Anyway, when it came time to return to Cairo, my friend from Alex and I went to the bus station to catch the bus back.  This was my first time riding a public bus on an inter-city trip!  It was a nice bus that had AC and the ride wasn't bad at all.  We met up with my friends from Cairo and spent the night with them again.  We had hoped to get our train tickets from Cairo to Alex that night, but the ticket office was closed.  We knew that there was a 9:00 a.m. train, so we targeted to get there by 8:30 the next morning to make sure we had time to buy our tickets (and hope it wasn't sold out).

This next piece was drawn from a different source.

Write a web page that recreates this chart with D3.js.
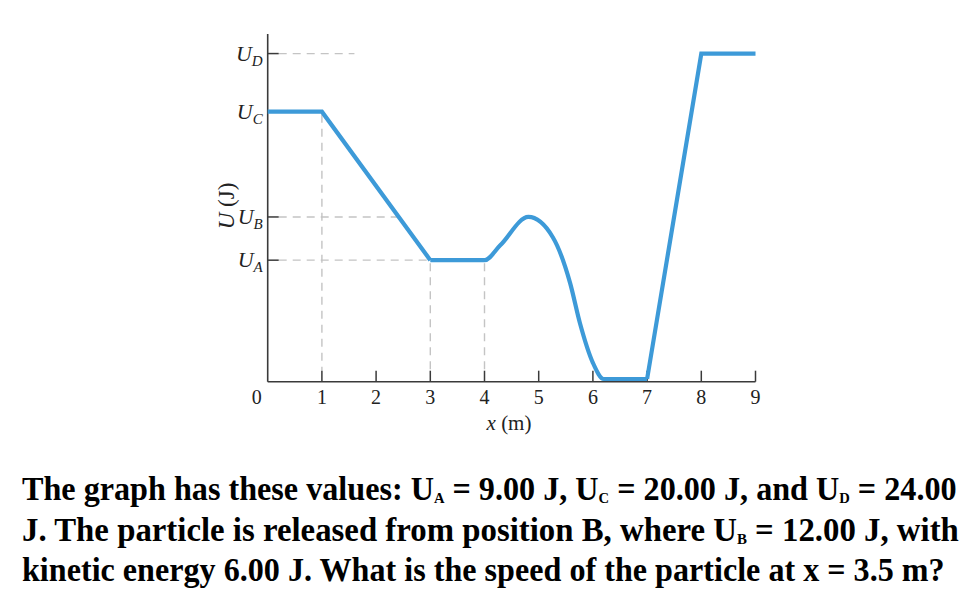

Well, the next morning we got off to a late start and didn't end up making it to the train station until 8:55!  We were running through the Metro station and up the stairs to the train station, and then I started running to the ticket counter, but a man with a badge on said the train to Alex was sold out.  But he said if we hurried, we could still get on.  Now, this is
something I thought we might have to do if we couldn't get a ticket (because I sure didn't want to sit in that train station for 2 hours waiting for the next train).  See, here's the deal: you don't actually need a ticket to get on the train.  You can just get on and then pay once you're on.  Now, you take the risk you may not get a seat, but that was a risk we were willing to take.  So we ran to the train and hopped on!  We stood in the little hallway between the cars waiting to see if there were any empty seats.  There were no empty seats in the first-class car, but we saw some seats in the dining car and sat there.  We were able to sit there the whole time, so that was cool.  We were so glad we made it on before the train took off and so thankful to have a seat!  So we made it back to Alex safe and sound...whew!